A common plumbing fear in cold climates is frozen pipes. When pipes freeze, they change their material quality and can easily crack or burst. If you notice that water is not flowing or has a very slow trickle when turned on, the plumbing culprit could be frozen pipes. The steps you will take to resolve the situation depend on the severity of the freeze and subsequent damage. To help prevent frozen pipes, you can leave a trickle of water in problem areas. If you ever feel like the issue is more than can be managed by a nonprofessional, call a plumber and get assistance with the issue.
Step 1. Find the Frozen Pipe(s)
The problem cannot be fixed if it is not located. Therefore, the very first task is to locate which pipes are frozen. To do this, turn on every faucet in the house. Check to see which are running and which are not. Whichever one is not running has a frozen pipe.
If you cannot easily locate which problem, start with the areas of your residence where freezing is most likely. These include pipes in areas that are not insulated, next to cold surfaces, or leading to the outside.
Step 2. Turn off the Water
Make sure to turn the water off to the affected area. If the water is not turned off, it can cause expensive repairs when the pipes begin to thaw.
Step 3. Inspection
It is imperative that you inspect the pipes to see if there are any cracks. These can occur because frozen water induces pressure changes within the system. Due to the fact that water will not be flowing through the pipes, you will need to look very closely to see if you spot a leak. To look in hard to reach spaces, use a flashlight or a mirror.
Step 4. Dethaw the Pipe
If the frozen pipe is limited to a contained and accessible area, it can be dethawed with a hair dryer or thermostatically controlled heat tape. If you use a hairdryer, make sure to constantly move it on the pipe. A lot of different pipe materials can be damaged by excessive direct heat. Check the water flow occasionally to see if it is flowing. If you use heat tape, make sure that you can plug it into an outlet so that it can heat properly.
If the frozen pipe is inside the wall, find an appliance that can blow hot air into a nearby vent. Make sure to maximize airflow into the vent.

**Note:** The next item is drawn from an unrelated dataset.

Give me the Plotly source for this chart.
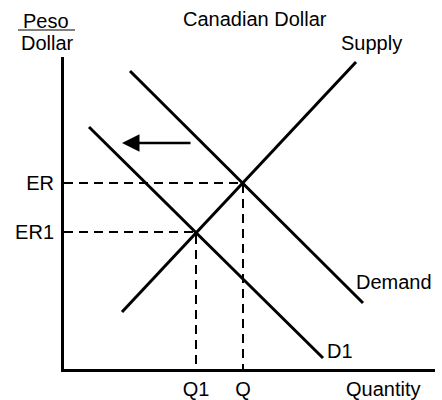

Step 5. Add Salt to Drains
If you notice that a drain is frozen, it can help to add salt down the drain. Just like salt helps melt snow and ice, it can liquefy the frozen water in your pipes. You can use boiling water with the salt, but be careful not to exceed the temperature that your pipes can withstand.
Step 6. Cut Hole in Wall (Last Resort!)
If the frozen pipe is inside a wall and there is no easy access, it may be necessary to cut a hole in the wall. Make sure to locate where the pipe is and use a keyhole saw to cut a circular hole. Then use one of the above strategies to thaw the pipe.
If, after trying all of the above steps, you are unable to unfreeze the pipe, it is time to call for assistance and locate a plumber. While this can seem like a costly expense, it is much more economical to get help before the pipe cracks or bursts and causes an unneeded flood in your residence.